# What you need to do
Your answer should consist solely of the lines from the one with "Reproduce this chart" through the one with "0.326, 0.408, 0.498];", copied exactly, endpoints included.

== == ==

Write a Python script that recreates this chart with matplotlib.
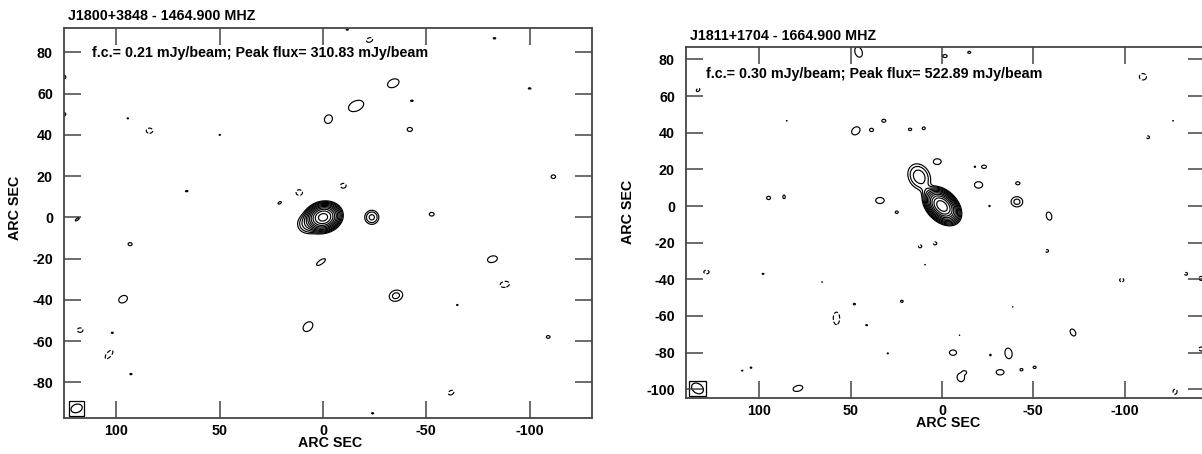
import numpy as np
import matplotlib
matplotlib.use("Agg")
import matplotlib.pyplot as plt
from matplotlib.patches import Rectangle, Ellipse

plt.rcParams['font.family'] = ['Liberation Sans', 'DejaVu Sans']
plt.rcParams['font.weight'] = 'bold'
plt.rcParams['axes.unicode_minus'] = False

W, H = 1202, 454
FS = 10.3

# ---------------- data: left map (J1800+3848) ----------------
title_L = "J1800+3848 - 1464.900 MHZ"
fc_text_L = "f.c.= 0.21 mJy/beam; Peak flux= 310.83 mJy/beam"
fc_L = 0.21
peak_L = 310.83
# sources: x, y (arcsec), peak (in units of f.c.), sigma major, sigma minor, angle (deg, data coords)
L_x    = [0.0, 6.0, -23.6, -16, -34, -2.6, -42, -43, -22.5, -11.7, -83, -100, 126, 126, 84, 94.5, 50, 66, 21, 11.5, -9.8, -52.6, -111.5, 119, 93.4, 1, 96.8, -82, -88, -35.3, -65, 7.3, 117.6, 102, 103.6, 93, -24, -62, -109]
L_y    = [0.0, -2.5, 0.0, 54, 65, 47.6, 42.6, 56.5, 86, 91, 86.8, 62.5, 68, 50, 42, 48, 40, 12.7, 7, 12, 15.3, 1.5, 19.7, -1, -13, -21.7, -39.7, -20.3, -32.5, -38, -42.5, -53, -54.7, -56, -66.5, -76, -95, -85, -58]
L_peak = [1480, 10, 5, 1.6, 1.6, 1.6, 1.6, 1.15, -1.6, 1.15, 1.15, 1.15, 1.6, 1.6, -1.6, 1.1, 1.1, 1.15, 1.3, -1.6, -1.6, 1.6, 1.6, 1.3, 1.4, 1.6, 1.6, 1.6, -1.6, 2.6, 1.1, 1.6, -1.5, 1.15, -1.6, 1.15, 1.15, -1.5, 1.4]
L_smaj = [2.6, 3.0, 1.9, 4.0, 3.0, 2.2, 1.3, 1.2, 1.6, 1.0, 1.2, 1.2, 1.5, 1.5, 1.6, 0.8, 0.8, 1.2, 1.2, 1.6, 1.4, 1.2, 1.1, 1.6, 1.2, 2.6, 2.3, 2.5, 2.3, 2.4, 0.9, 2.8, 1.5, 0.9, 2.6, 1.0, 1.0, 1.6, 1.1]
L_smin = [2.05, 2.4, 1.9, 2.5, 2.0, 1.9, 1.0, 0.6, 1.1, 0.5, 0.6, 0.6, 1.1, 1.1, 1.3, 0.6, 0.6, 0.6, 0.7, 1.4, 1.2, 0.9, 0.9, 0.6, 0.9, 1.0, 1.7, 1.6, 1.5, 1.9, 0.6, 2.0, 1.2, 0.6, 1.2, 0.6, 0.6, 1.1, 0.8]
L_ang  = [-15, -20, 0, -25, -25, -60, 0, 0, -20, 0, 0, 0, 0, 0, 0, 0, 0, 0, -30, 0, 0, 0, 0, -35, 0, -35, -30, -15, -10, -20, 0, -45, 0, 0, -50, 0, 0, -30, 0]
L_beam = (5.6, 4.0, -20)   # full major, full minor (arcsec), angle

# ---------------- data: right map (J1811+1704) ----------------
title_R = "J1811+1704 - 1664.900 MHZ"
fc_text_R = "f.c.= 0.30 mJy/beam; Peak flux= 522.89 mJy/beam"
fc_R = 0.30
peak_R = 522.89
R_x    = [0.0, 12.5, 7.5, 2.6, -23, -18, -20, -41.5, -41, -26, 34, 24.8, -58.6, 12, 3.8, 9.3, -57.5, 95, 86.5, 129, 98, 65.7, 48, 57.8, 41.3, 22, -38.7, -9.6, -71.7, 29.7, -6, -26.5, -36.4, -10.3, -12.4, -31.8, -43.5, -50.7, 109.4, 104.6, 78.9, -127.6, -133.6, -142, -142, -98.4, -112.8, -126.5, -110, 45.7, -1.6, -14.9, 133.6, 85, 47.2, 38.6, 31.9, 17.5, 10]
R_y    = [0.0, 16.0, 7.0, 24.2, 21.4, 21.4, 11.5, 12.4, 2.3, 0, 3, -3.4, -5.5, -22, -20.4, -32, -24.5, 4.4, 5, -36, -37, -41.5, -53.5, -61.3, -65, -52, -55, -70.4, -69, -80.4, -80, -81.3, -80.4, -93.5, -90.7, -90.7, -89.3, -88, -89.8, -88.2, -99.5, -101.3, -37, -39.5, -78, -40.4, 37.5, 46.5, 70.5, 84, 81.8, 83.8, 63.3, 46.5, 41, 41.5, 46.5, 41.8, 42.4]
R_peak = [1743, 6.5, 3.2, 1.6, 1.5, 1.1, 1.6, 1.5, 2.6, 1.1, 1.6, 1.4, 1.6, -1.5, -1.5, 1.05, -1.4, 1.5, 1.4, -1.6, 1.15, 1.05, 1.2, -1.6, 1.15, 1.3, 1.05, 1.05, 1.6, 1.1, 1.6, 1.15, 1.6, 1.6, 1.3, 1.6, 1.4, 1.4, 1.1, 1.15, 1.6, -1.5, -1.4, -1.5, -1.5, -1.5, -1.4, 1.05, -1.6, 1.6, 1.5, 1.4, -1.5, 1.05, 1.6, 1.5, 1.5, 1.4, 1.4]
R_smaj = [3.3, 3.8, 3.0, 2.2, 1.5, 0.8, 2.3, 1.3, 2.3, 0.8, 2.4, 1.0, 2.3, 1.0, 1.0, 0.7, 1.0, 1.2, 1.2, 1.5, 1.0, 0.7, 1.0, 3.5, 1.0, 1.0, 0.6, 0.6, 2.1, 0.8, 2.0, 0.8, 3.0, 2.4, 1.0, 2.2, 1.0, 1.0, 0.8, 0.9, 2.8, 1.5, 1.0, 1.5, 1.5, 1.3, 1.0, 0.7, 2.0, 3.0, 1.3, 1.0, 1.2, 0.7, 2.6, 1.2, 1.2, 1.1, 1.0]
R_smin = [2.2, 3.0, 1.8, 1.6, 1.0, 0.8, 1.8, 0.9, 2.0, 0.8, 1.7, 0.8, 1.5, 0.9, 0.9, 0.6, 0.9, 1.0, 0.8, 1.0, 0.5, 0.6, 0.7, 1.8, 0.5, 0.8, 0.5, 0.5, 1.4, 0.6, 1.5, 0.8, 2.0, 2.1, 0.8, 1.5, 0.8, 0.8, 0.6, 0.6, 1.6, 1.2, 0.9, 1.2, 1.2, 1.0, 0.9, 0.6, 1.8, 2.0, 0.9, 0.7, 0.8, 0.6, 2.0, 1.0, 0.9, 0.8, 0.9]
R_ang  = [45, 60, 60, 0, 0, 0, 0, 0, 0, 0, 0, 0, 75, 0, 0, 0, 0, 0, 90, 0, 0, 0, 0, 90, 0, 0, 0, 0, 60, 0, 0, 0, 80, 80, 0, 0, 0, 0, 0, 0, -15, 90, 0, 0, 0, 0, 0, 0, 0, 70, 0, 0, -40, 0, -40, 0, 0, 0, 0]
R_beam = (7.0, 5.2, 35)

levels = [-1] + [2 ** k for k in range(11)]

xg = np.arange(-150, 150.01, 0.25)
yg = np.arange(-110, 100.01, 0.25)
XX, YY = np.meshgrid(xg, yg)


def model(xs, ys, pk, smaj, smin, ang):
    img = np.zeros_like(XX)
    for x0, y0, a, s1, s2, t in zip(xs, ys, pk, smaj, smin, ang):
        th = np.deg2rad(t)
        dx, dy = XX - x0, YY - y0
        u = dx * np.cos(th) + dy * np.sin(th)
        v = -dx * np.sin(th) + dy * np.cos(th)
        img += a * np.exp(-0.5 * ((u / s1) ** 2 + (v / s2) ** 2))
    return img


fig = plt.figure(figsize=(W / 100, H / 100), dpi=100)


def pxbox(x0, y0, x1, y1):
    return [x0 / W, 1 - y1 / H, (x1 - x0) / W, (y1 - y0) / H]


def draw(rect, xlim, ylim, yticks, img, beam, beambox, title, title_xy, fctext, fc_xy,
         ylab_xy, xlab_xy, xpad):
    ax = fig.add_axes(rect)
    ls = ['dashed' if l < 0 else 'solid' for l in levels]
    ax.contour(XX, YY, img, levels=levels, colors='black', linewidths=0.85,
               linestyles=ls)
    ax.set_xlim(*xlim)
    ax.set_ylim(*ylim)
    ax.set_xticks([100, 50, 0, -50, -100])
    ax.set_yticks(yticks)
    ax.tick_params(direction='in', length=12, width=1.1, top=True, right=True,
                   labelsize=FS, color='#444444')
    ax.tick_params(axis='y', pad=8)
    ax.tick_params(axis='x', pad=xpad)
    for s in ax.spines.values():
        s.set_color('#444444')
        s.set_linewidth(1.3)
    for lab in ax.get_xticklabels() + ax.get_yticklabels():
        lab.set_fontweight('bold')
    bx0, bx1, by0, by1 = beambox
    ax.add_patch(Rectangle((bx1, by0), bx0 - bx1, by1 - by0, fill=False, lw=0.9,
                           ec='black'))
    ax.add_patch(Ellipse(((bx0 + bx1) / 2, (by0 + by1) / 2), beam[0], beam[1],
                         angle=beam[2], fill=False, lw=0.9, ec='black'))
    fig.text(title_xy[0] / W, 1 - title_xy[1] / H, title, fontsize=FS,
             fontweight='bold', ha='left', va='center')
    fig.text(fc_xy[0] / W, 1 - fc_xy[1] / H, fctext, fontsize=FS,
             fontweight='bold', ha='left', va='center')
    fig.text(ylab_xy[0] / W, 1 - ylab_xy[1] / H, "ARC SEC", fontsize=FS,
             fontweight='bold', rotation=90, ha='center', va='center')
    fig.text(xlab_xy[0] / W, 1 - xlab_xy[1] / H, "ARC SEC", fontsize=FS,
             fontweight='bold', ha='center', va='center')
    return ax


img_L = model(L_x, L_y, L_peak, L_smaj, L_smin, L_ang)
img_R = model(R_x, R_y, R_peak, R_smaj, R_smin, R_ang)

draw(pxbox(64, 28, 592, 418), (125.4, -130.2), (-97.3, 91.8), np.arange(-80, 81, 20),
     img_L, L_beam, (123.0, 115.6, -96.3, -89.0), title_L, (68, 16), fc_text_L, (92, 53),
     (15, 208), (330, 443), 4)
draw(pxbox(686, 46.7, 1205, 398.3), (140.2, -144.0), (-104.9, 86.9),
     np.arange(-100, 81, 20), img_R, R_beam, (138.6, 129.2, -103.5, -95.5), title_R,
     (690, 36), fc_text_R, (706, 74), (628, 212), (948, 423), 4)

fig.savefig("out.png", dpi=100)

== == ==

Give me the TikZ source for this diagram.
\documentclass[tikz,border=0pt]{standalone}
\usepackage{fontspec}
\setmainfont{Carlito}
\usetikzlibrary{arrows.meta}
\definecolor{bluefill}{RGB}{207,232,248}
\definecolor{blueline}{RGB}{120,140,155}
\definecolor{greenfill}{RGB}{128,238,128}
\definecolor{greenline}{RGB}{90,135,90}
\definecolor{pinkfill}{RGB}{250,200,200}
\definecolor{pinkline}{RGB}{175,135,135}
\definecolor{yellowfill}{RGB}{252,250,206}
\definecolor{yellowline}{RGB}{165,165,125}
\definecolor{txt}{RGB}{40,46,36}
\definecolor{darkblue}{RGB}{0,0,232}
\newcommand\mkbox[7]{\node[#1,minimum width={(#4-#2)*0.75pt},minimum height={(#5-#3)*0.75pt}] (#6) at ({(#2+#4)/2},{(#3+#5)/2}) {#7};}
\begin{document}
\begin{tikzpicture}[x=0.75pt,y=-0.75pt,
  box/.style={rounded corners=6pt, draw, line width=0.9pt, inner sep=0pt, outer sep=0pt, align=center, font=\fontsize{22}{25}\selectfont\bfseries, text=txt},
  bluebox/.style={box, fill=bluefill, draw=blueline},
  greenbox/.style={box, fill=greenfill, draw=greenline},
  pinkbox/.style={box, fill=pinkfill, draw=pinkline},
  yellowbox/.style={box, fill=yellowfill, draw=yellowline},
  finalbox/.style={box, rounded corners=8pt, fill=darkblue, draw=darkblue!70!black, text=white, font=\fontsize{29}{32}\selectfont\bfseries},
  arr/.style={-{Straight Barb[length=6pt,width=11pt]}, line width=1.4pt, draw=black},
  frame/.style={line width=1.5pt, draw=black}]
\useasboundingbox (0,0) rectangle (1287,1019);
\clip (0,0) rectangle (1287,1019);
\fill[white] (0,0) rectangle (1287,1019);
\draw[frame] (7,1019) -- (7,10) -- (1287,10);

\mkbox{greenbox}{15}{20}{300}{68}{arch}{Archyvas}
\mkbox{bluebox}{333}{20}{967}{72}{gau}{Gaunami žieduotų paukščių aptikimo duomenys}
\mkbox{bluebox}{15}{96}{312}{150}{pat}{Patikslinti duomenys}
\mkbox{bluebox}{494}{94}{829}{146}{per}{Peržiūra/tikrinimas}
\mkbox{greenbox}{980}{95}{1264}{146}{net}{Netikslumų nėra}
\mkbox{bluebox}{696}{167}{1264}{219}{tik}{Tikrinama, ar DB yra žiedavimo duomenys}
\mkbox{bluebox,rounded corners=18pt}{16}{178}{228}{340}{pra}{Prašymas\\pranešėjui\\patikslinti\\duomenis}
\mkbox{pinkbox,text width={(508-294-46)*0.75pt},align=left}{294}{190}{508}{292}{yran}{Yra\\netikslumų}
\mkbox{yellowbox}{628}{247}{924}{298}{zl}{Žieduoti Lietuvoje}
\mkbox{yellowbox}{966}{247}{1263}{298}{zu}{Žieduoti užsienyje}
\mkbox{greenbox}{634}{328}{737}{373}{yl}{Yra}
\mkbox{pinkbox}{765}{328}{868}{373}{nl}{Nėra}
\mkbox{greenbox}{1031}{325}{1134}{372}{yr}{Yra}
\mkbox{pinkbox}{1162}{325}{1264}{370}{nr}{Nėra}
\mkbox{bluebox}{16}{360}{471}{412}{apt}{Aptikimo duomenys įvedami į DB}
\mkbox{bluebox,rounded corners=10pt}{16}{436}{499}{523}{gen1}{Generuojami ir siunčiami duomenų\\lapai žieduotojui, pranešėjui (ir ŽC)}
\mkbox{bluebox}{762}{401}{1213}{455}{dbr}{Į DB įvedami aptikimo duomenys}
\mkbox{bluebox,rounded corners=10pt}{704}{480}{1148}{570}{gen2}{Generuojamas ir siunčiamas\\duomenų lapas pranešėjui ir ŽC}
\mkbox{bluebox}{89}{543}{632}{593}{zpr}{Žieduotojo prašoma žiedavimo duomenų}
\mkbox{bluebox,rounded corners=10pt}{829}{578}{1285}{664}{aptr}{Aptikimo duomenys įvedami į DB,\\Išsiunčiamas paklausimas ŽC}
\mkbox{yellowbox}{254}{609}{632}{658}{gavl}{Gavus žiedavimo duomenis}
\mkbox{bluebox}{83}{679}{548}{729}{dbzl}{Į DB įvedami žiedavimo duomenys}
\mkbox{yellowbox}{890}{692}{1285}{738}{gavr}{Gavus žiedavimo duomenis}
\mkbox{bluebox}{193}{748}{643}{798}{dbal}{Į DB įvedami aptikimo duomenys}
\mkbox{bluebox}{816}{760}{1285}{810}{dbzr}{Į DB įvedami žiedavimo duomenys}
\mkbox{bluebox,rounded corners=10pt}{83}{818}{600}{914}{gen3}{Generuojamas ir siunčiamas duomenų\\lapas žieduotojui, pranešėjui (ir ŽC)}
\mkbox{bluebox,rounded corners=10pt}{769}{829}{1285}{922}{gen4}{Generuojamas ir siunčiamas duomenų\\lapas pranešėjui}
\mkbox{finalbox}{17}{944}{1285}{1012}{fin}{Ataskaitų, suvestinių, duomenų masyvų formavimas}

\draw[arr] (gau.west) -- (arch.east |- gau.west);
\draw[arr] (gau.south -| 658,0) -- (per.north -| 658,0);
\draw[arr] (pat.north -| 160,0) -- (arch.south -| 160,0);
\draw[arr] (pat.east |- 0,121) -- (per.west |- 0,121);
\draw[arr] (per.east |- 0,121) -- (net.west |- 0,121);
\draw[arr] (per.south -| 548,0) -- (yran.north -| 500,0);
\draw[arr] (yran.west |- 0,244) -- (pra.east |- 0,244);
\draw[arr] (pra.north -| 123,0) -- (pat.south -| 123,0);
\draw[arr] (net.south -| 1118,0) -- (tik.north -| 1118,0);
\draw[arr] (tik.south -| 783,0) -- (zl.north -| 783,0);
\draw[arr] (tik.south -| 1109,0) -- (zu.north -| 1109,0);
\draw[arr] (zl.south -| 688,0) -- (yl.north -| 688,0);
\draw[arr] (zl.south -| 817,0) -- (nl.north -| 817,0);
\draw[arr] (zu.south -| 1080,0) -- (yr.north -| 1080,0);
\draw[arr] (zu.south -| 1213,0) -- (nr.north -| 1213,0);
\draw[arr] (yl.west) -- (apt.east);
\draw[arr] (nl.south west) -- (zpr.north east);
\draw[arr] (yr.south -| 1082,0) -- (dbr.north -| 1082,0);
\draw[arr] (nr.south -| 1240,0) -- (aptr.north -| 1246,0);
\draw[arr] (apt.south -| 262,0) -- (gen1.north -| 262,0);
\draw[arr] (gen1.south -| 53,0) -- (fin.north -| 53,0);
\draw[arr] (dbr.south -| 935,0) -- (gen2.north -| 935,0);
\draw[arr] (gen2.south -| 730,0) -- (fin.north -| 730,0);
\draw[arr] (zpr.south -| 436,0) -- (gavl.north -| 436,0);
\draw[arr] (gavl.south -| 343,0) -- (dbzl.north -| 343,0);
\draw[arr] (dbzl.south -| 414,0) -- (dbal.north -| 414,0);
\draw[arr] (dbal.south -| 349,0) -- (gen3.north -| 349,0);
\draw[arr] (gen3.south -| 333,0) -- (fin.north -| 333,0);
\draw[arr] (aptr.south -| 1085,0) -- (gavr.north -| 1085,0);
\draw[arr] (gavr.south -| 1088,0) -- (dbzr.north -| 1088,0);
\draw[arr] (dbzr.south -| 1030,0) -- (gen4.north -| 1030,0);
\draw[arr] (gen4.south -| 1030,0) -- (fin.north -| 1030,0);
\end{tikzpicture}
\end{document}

== == ==

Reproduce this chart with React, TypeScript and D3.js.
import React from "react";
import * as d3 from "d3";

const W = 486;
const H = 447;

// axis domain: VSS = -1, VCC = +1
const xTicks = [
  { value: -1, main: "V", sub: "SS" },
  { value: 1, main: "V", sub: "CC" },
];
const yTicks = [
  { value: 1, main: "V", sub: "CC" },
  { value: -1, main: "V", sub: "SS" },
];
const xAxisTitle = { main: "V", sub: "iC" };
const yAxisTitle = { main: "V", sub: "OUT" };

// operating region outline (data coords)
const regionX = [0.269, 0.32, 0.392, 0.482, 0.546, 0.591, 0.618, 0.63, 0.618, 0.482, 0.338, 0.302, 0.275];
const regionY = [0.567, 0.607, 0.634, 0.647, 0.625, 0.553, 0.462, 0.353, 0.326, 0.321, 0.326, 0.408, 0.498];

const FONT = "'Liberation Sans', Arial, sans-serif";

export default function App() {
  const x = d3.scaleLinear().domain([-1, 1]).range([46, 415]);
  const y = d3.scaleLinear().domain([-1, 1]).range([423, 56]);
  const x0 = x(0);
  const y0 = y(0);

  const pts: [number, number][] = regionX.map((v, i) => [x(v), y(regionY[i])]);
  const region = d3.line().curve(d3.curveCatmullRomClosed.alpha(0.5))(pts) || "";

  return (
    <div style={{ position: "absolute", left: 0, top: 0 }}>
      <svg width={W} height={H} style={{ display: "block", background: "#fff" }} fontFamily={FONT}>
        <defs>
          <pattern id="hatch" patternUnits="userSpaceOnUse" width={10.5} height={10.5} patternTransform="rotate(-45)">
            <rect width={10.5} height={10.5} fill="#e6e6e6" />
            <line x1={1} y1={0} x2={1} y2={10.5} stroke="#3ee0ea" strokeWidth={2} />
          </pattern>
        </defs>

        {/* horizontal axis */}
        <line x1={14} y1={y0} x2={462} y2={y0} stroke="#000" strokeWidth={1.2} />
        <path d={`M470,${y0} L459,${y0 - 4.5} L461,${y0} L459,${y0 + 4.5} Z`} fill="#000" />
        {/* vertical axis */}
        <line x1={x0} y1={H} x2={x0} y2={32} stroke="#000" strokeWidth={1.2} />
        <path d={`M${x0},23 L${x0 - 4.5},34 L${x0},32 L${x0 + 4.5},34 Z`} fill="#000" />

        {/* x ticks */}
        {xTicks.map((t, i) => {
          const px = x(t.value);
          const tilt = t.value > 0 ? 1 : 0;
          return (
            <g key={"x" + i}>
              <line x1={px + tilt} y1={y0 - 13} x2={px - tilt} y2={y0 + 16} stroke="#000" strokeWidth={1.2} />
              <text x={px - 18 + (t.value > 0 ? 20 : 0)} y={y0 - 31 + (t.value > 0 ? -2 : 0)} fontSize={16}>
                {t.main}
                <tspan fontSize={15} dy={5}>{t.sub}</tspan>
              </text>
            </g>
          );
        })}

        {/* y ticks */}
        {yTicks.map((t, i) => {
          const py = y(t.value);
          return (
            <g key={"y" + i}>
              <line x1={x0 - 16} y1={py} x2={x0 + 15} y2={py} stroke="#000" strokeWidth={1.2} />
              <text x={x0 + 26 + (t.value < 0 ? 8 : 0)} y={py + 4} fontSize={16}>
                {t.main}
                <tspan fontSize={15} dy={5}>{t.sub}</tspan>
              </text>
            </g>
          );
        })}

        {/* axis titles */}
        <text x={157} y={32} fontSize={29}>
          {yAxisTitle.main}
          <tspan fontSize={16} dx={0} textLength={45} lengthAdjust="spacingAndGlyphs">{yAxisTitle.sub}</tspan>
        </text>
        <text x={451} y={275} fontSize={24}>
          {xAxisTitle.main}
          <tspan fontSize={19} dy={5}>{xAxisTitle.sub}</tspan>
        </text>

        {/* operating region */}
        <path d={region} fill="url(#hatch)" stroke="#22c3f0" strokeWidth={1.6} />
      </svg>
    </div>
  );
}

== == ==

# Result for this exercise
Reproduce this chart with React, TypeScript and D3.js.
import React from "react";
import * as d3 from "d3";

const W = 486;
const H = 447;

// axis domain: VSS = -1, VCC = +1
const xTicks = [
  { value: -1, main: "V", sub: "SS" },
  { value: 1, main: "V", sub: "CC" },
];
const yTicks = [
  { value: 1, main: "V", sub: "CC" },
  { value: -1, main: "V", sub: "SS" },
];
const xAxisTitle = { main: "V", sub: "iC" };
const yAxisTitle = { main: "V", sub: "OUT" };

// operating region outline (data coords)
const regionX = [0.269, 0.32, 0.392, 0.482, 0.546, 0.591, 0.618, 0.63, 0.618, 0.482, 0.338, 0.302, 0.275];
const regionY = [0.567, 0.607, 0.634, 0.647, 0.625, 0.553, 0.462, 0.353, 0.326, 0.321, 0.326, 0.408, 0.498];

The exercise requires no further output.